By RYAN PIOLO U. VELUZ
ONCE the sun sets to take its respite, Mamu (Iyah Mina) faces the mirror and starts her usual routine: she highlights her face with cosmetics and dresses up to reveal her fair skin through seductive choices in apparel and various accessories. She then dominates the red-light district Fields Avenue in Angeles City, enticing flocks of foreigners to avail of her best product: her flesh.
Mamu (And a Mother Too) is the debut entry of director and LGBTQ+ rights advocate Rod Singh to this year’s Cinema One Originals film festival. The film discusses the sacrifices and hardships in the life of a middle-aged transgender woman who roams around the city in search of pleasure seekers to offer her services to as a sex worker.
Mamu’s life was simple and predictable until Vincent (Aaron Villaflor), her long-time partner, insisted on temporarily leaving her to seek a job in Cebu—an idea which she rejects adamantly. Mamu unexpectedly had to become the mother to her nephew, Bona (EJ Jallorina), a young teenage queer who is in the outset of discovering his own sexuality.
Through simplicity, the movie successfully reveals its strength and unique identity. Unlike other films, Mamu (And a Mother Too) conveys its story effectively without the aid of devices such as foreshadowing or flashbacks. Instead, by allowing the natural flow of events to take place and by proper execution of actions, an exposition of Mamu’s disposition, vulnerabilities, and triumphs are properly delivered, such as when she finally realizes that she was the deterrent to Vincent’s character development. However, it was also the moment when she proves her partner’s genuine love for her.
The film mines its narration from the gradual progression of each character; it has no abrupt and sudden transitions but it delicately strips the covers of the characters’ identities to reveal the humanity behind the misjudged and stereotyped image of the queer community. This is evident when Mamu showers generosity towards her friends and women of the same trade, an extended family of which she is considered the matriarch.

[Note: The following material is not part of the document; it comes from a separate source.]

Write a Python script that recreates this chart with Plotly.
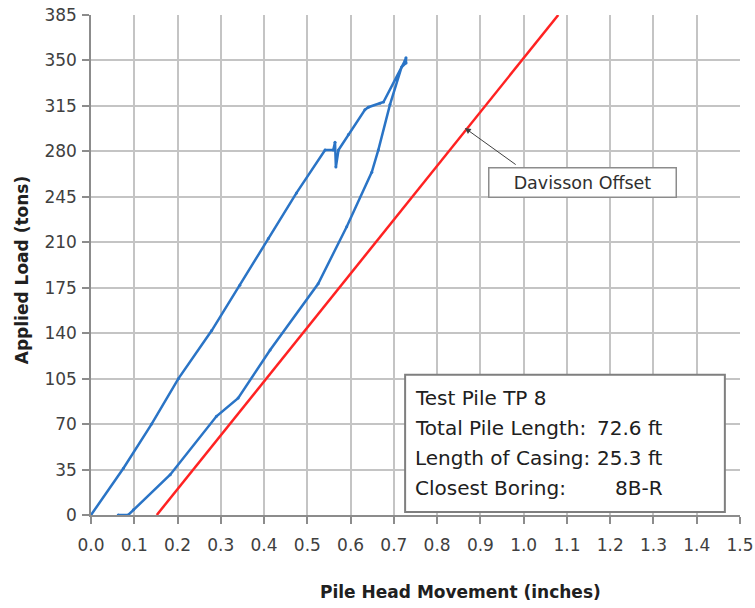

Singh’s realistic and sensitive directing transformed the antagonized world of the queer community, allowing the viewers to witness the reality by breaking the barriers and providing them with relatable instances. This instills within the audience the idea that, just like anyone else, queer people share the same dilemmas and aspirations in life as straight people and are just as worthy of respect and unconditional love.

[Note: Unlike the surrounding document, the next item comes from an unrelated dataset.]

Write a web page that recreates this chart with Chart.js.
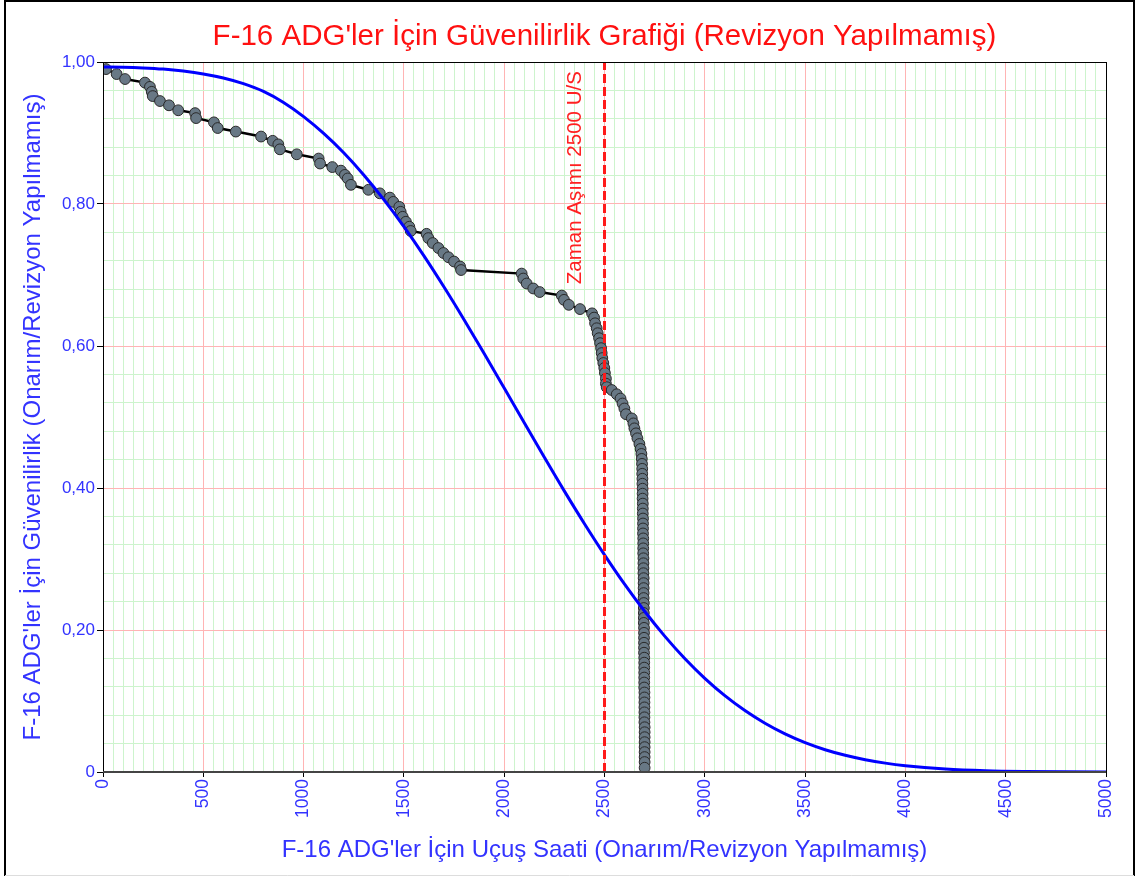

Boldness and liberty are the banners of the film. This is shown through the unveiling of the bizarre experiences of Mamu, who endures the demands of her profession in order to provide the needs of her family. Sometimes, she even forgets about her own personal desires. The film does not concentrate on poverty, but it draws focus on how the characters portray the difficult exertions needed for human survival.
The audience may initially assume that queer films like Mamu (And a Mother Too) will contain generic comedy. However, through the actors’ commendable performances, none of the humorous scenes feel forced; instead, they are delivered as if they are simply a portion of people’s usual conversations. Despite the seriousness and grim features of some scenes, Mamu and her friends would draw out unexpected laughs from the audience through slapstick humor and witty exchanges of dialogue.

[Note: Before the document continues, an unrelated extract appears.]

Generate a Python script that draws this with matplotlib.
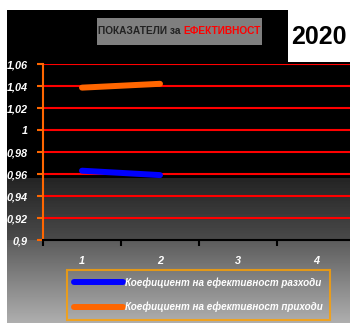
import numpy as np
import matplotlib
matplotlib.use("Agg")
import matplotlib.pyplot as plt
from matplotlib.patches import Rectangle
from matplotlib.transforms import ScaledTranslation

plt.rcParams['font.family'] = ['Liberation Sans', 'DejaVu Sans']

categories = [1, 2, 3, 4]
periods = [1, 2]
expenses = [0.963, 0.959]
income = [1.0385, 1.042]
yticks = [0.9, 0.92, 0.94, 0.96, 0.98, 1.0, 1.02, 1.04, 1.06]
label_expenses = "Коефициент на ефективност разходи"
label_income = "Коефициент на ефективност приходи"

W, H = 350, 323
fig = plt.figure(figsize=(W / 100, H / 100), dpi=100)
fig.patch.set_facecolor("white")

# background: black on top, grey gradient on the lower part
bg = fig.add_axes([7 / W, 0, 1 - 7 / W, (H - 10) / H])
bg.set_axis_off()
rows = H - 10
col = np.zeros(rows)
a, b = 178 - 10, 240 - 10
col[a:b] = np.linspace(0.14, 0.29, b - a)
col[b:] = np.linspace(0.36, 0.68, rows - b)
img = np.repeat(col[:, None], 10, axis=1)
bg.imshow(img, cmap="gray", vmin=0, vmax=1, aspect="auto", interpolation="nearest")

# plot area
x0, x1 = 43, 355
y_top, y_bot = 64, 240
ax = fig.add_axes([x0 / W, (H - y_bot) / H, (x1 - x0) / W, (y_bot - y_top) / H])
ax.patch.set_alpha(0)
ax.set_xlim(0.5, 4.5)
ax.set_ylim(0.9, 1.06)

for v in yticks[1:]:
    ax.axhline(v, color="#ff0000", lw=1.5, zorder=1)

ax.plot(periods, expenses, color="#0000ff", lw=4.3, solid_capstyle="round",
        label=label_expenses, zorder=3)
ax.plot(periods, income, color="#ff6600", lw=4.3, solid_capstyle="round",
        label=label_income, zorder=3)

for s in ["top", "right"]:
    ax.spines[s].set_visible(False)
ax.spines["left"].set_color("#ff6600")
ax.spines["left"].set_linewidth(1.5)
ax.spines["bottom"].set_color("black")
ax.spines["bottom"].set_linewidth(1.5)

ax.set_yticks(yticks)
ax.set_yticklabels([f"{v:g}".replace(".", ",") for v in yticks])
ax.tick_params(axis="y", colors="#ff6600", length=4, width=1.5, pad=7)
for t in ax.get_yticklabels():
    t.set_color("white")
    t.set_fontsize(7.8)
    t.set_fontweight("bold")
    t.set_fontstyle("italic")

ax.set_xticks([0.5, 1.5, 2.5, 3.5])
ax.set_xticklabels([])
ax.tick_params(axis="x", colors="black", length=4, width=1.5)
offset = ScaledTranslation(0, -16 / 100, fig.dpi_scale_trans)
for c in categories:
    ax.text(c, 0.9, str(c), transform=ax.transData + offset, ha="center", va="top",
            color="white", fontsize=7.8, fontweight="bold", fontstyle="italic")

# legend
leg = ax.legend(loc="upper left", bbox_to_anchor=(67 / W, (H - 270) / H),
                bbox_transform=fig.transFigure, frameon=True, fancybox=False,
                handlelength=4.9, handletextpad=0.2, labelspacing=1.4,
                borderpad=0.75, borderaxespad=0,
                prop={"size": 7.1, "weight": "bold", "style": "italic"})
leg.get_frame().set_facecolor("none")
leg.get_frame().set_edgecolor("#ffa000")
leg.get_frame().set_linewidth(1.5)
for t in leg.get_texts():
    t.set_color("white")

# title box
fig.patches.append(Rectangle((97 / W, (H - 45) / H), 165 / W, 27 / H,
                             transform=fig.transFigure, facecolor="#7f7f7f",
                             edgecolor="none", zorder=2))
t1 = fig.text(98 / W, (H - 31) / H, "ПОКАЗАТЕЛИ за ", fontsize=7.3, fontweight="bold",
              color="#222222", va="center", ha="left", zorder=3)
fig.canvas.draw()
bb = t1.get_window_extent()
fig.text(bb.x1 / W, (H - 31) / H, "ЕФЕКТИВНОСТ", fontsize=7.3, fontweight="bold",
         color="#ff0000", va="center", ha="left", zorder=3)

# year box
fig.patches.append(Rectangle((288 / W, (H - 62) / H), 62 / W, 52 / H,
                             transform=fig.transFigure, facecolor="white",
                             edgecolor="none", zorder=2))
fig.text(319 / W, (H - 37) / H, "2020", fontsize=18, fontweight="bold",
         color="black", ha="center", va="center", zorder=3)

fig.savefig("out.png", dpi=100)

In her introductory role, Iyah Mina’s performance as Mamu is beyond commendable. Despite the ironic clash between her maidenly figure and manly voice, Mina successfully delivered authentic emotion through her graceful acting. The supporting cast, especially the mischievous and lustful yearnings of Bona for his friends, added color and diversity to the film.
Singh’s Mamu (And a Mother Too) is not a film with the newest perspective to tell its audience about what is behind the walls dimming the multihued lights of the queer community. Viewers can actually notice familiar storylines and milieus infused in the film. However, the film stands out through its modernized version of those narratives, creating a timely lens through which audiences can look to learn how to treat the LGBTQ+ community: with discernment and humility.
The film bravely tackles the true essence of being a woman by defying the standards set by society and creating a sturdy identity that cannot be distorted by the ill views of those who are still blinded by the misconstrued perspective of the past. Ultimately, the film teaches viewers that the core of being a mother is not determined by gender and blood relation; rather, motherhood is a choice fueled by unselfish motives and unpretentious affection.